> _Task instructions_
Check each line of the listing below for the string "matplotlib", and copy the ones that have it.
— Start of Data excerpt —
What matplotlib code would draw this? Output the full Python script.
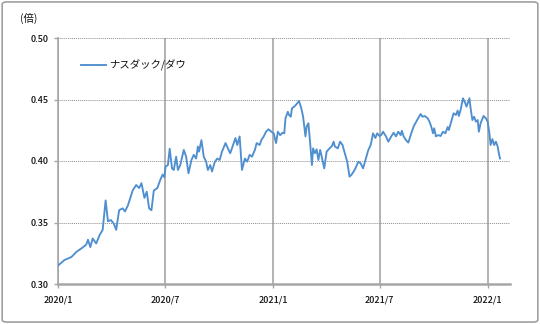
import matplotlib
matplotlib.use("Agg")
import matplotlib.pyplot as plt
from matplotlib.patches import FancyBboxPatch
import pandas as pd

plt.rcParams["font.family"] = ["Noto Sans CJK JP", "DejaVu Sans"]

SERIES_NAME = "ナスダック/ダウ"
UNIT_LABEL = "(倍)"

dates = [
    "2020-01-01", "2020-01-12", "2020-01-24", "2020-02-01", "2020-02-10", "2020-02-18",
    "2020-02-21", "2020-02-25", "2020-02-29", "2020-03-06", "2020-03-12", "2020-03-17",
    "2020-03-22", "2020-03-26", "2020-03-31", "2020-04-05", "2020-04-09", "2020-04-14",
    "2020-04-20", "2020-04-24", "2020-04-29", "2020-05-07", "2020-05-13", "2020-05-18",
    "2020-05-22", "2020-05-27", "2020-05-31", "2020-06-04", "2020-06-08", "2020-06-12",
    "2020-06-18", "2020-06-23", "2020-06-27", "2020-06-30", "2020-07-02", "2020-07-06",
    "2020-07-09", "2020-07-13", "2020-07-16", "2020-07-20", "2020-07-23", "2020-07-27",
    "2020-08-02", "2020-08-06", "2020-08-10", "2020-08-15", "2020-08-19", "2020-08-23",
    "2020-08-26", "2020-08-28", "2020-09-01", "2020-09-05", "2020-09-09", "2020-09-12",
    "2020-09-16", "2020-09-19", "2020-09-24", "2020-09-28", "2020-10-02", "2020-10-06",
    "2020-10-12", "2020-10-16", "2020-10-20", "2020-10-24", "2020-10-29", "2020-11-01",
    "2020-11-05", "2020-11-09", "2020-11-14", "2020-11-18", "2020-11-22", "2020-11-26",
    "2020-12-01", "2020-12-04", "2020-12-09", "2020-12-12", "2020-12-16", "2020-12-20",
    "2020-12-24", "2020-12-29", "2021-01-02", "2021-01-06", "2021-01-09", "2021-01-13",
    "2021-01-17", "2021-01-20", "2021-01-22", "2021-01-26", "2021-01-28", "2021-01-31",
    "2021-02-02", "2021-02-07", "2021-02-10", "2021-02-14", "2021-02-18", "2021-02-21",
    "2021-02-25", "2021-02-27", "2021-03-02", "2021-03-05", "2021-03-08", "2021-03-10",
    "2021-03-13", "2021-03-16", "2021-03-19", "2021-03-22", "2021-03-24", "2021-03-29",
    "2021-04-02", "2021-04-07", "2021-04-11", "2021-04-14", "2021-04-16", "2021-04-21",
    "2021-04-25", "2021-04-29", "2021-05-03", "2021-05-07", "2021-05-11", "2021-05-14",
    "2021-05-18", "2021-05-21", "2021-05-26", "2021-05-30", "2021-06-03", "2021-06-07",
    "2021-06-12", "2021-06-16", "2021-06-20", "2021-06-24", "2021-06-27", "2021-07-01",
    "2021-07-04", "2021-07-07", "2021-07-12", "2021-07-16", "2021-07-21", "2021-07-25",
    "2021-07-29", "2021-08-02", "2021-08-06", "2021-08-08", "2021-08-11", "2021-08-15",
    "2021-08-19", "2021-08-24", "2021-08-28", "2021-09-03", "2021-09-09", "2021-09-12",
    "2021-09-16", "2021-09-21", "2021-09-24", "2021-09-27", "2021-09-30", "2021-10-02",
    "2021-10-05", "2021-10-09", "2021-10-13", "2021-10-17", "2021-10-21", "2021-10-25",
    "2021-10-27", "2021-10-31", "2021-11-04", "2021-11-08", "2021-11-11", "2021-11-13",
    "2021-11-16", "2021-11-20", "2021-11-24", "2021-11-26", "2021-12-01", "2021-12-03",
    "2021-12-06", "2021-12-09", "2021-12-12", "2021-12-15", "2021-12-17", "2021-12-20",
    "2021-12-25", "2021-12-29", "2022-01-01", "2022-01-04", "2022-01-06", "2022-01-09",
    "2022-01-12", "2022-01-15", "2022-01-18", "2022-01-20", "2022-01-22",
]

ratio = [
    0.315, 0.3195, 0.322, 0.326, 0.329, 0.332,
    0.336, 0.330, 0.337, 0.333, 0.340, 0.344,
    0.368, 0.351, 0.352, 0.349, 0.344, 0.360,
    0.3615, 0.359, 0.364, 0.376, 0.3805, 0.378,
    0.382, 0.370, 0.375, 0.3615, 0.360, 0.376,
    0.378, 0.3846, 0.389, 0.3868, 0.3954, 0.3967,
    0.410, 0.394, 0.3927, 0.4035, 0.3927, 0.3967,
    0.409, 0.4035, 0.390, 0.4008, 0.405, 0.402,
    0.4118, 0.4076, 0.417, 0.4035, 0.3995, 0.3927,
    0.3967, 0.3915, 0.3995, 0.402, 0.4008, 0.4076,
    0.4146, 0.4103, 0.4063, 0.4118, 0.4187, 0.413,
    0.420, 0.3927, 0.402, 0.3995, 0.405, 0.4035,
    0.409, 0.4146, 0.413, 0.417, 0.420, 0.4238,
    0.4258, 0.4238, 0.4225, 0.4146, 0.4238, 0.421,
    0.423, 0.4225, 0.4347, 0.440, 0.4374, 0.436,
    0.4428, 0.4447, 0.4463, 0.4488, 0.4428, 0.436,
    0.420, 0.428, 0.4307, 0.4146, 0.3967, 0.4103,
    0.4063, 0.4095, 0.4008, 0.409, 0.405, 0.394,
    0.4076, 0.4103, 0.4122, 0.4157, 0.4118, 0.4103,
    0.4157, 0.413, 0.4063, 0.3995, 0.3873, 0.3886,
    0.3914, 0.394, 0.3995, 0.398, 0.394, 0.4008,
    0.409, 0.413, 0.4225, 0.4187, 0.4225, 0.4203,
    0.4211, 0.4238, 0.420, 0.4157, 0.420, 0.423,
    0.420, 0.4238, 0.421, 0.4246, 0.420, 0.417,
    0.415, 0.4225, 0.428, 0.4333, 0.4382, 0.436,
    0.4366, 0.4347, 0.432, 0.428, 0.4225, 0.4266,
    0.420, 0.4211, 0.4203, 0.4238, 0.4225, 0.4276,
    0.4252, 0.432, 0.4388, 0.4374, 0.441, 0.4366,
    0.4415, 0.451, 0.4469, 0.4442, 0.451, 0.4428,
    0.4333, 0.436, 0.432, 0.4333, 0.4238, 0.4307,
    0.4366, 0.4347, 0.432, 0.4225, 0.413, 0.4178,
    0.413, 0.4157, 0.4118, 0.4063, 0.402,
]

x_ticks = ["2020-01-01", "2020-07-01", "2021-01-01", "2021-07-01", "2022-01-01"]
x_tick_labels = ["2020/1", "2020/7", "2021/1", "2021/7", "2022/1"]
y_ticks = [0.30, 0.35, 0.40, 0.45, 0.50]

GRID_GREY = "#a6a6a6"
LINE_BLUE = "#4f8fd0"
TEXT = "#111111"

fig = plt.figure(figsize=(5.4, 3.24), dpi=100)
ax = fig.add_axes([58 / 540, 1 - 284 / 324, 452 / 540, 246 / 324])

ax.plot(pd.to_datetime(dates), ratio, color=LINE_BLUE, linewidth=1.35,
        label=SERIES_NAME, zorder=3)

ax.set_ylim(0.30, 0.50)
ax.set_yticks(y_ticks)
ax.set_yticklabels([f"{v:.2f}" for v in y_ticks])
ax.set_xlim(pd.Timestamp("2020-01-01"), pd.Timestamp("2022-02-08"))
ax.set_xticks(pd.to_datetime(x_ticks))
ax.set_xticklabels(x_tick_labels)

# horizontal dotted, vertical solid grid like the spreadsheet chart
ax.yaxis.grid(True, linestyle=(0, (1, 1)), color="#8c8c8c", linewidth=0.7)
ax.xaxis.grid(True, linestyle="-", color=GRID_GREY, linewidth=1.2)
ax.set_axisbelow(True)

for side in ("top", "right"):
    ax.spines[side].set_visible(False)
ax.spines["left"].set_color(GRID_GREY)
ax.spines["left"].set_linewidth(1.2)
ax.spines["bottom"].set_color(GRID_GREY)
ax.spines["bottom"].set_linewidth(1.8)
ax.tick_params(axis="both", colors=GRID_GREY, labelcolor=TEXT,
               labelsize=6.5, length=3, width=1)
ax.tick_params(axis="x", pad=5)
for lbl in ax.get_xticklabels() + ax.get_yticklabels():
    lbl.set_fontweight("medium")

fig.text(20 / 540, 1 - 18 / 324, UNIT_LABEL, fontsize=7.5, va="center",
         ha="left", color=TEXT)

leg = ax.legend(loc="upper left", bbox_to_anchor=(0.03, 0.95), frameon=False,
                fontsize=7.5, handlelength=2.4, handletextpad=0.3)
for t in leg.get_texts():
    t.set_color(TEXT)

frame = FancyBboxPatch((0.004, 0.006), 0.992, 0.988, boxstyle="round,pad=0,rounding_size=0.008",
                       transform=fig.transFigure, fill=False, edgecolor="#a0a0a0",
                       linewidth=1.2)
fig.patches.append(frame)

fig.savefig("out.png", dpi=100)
— End of Data excerpt —
> _Task result_
What matplotlib code would draw this? Output the full Python script.
import matplotlib
matplotlib.use("Agg")
import matplotlib.pyplot as plt
from matplotlib.patches import FancyBboxPatch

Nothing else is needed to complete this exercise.